# [Work required]
Count every line in the data below where "with" occurs, then state that number and nothing more.

# [Given material]

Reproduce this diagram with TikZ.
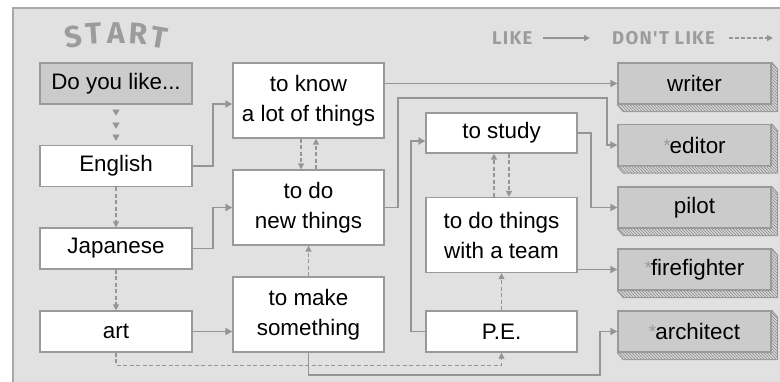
\documentclass[tikz,border=0pt]{standalone}
\usepackage{fontspec}
\setmainfont{Liberation Sans}
\newfontfamily\dinfont{Fira Sans}[UprightFont=* Bold, BoldFont=* Black]
\newfontfamily\dinspaced{Fira Sans}[UprightFont=* Bold, BoldFont=* Bold, LetterSpace=7]
\usetikzlibrary{arrows.meta,calc,patterns,decorations.markings}
\definecolor{panelbg}{HTML}{E1E1E1}
\definecolor{panelline}{HTML}{A8A8A8}
\definecolor{boxline}{HTML}{9A9A9A}
\definecolor{jobfill}{HTML}{CBCBCB}
\definecolor{conn}{HTML}{959595}
\definecolor{hatchbg}{HTML}{D6D6D6}
\definecolor{hatchline}{HTML}{8A8A8A}
\definecolor{titlegray}{HTML}{9C9C9C}
\newcommand{\jobstar}{{\color{titlegray}\raisebox{1pt}{\fontsize{19}{19}\selectfont *}}\kern-1pt}
\begin{document}
\begin{tikzpicture}[x=1pt,y=-1pt,
  box/.style={draw=boxline, line width=1.3pt, fill=white, minimum width=152pt,
    minimum height=41pt, inner sep=0pt, align=center,
    font=\fontsize{22.4}{30}\selectfont},
  tall/.style={box, minimum width=151pt, minimum height=75pt},
  job/.style={box, fill=jobfill, minimum width=153pt},
  start/.style={box, fill=jobfill},
  like/.style={draw=conn, line width=1.8pt, -{Triangle[length=7pt,width=7pt]}},
  dislike/.style={draw=conn, line width=1.3pt, dash pattern=on 4pt off 2.5pt,
    -{Triangle[length=6pt,width=6pt]}},
  legend/.style={text=titlegray, font=\dinspaced\fontsize{18.5}{18.5}\selectfont, inner sep=0pt},
  letter/.style={text=titlegray, font=\dinfont\fontsize{30}{30}\selectfont, inner sep=0pt}]
\useasboundingbox (0,0) rectangle (780,381);
\draw[draw=panelline, fill=panelbg, line width=1.2pt] (13,8) rectangle (800,400);

% START title
\node[letter, rotate=9]  (s1) at (73,37) {S};
\node[letter, rotate=4]  (s2) at (94,34) {T};
\node[letter]            (s3) at (116,33) {A};
\node[letter, rotate=-4] (s4) at (138,34) {R};
\node[letter, rotate=-10](s5) at (159,38) {T};

% legend
\node[legend, anchor=west] (lk) at (492,38) {LIKE};
\coordinate (lkend) at (590,38);
\node[legend, anchor=west] (dlk) at (612,38) {DON'T LIKE};
\coordinate (dlkend) at (773,38);
\draw[draw=conn, line width=1.3pt, -{Triangle[length=6pt,width=6pt]}] (lk.east -| 543,0) -- (lkend);
\draw[draw=conn, line width=1.3pt, dash pattern=on 3.5pt off 2.5pt, -{Triangle[length=6pt,width=6pt]}] (dlk.east -| 729,0) -- (dlkend);

% column 1
\node[start] (do)  at (116,83.5)  {Do you like...};
\node[box]   (eng) at (116,166)   {English};
\node[box]   (jap) at (116,248.5) {Japanese};
\node[box]   (art) at (116,331.5) {art};

% column 2
\node[tall] (know)  at (308.5,100.5) {to know\\a lot of things};
\node[tall] (donew) at (308.5,207.5) {to do\\new things};
\node[tall] (make)  at (308.5,314.5) {to make\\something};

% column 3
\node[box, minimum width=151pt, minimum height=40pt] (study) at (501.5,133) {to study};
\node[tall] (team) at (501.5,235) {to do things\\with a team};
\node[box, minimum width=151pt] (pe) at (501.5,331.5) {P.E.};

% jobs with hatched 3D edge
\foreach \n/\y/\t in {writer/83.5/{writer},
                       editor/145/{\jobstar editor},
                       pilot/207.5/{pilot},
                       fire/269.5/{\jobstar firefighter},
                       arch/331.5/{\jobstar architect}} {
  \node[job] (\n) at (694.5,\y) {\t};
  \fill[hatchbg] (\n.south west) -- ++(6,7) -- ($(\n.south east)+(6,7)$)
     -- ($(\n.north east)+(6,7)$) -- (\n.north east) -- (\n.south east) -- cycle;
  \fill[pattern=north west lines, pattern color=hatchline] (\n.south west) -- ++(6,7) -- ($(\n.south east)+(6,7)$)
     -- ($(\n.north east)+(6,7)$) -- (\n.north east) -- (\n.south east) -- cycle;
  \draw[boxline, line width=1.1pt, line join=round] (\n.south west) -- ++(6,7) -- ($(\n.south east)+(6,7)$)
     -- ($(\n.north east)+(6,7)$) -- (\n.north east) -- (\n.south east) -- cycle;
}

% start triangles
\path[decorate, decoration={markings,
   mark=at position 11pt with {\arrow[conn]{Triangle[length=6pt,width=7pt]}},
   mark=at position 24pt with {\arrow[conn]{Triangle[length=6pt,width=7pt]}},
   mark=at position 36pt with {\arrow[conn]{Triangle[length=6pt,width=7pt]}}}]
   (do.south) -- (eng.north);

% dashed (don't like)
\draw[dislike] (eng.south) -- (jap.north);
\draw[dislike] (jap.south) -- (art.north);
\draw[dislike] ($(know.south)+(-7.5,0)$) -- ($(donew.north)+(-7.5,0)$);
\draw[dislike] ($(donew.north)+(7.5,0)$) -- ($(know.south)+(7.5,0)$);
\draw[dislike] (make.north) -- (donew.south);
\draw[dislike] ($(team.north)+(-7.5,0)$) -- ($(study.south)+(-7.5,0)$);
\draw[dislike] ($(study.south)+(7.5,0)$) -- ($(team.north)+(7.5,0)$);
\draw[dislike] (pe.north) -- (team.south);
\draw[dislike] (art.south) -- ++(0,12.5) -| (pe.south);

% solid (like)
\draw[like] (eng.east) -- ++(20,0) |- ($(know.west)+(0,3.5)$);
\draw[like] (jap.east) -- ++(20,0) |- (donew.west);
\draw[like] (art.east) -- (art.east -| make.west);
\draw[like] (know.east |- writer.west) -- (writer.west);
\draw[like] (donew.east) -- ++(13,0) -- ++(0,-109.5) -- ++(209,0) |- (editor.west);
\draw[like] (study.east) -- ++(13,0) |- (pilot.west);
\draw[like] (team.east |- fire.west) -- (fire.west);
\draw[like] (pe.west) -- ++(-14,0) |- ($(study.west)+(0,8)$);
\draw[like] (make.south) -- ++(0,22) -- ++(291.5,0) |- (arch.west);
\end{tikzpicture}
\end{document}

# [Task output]
6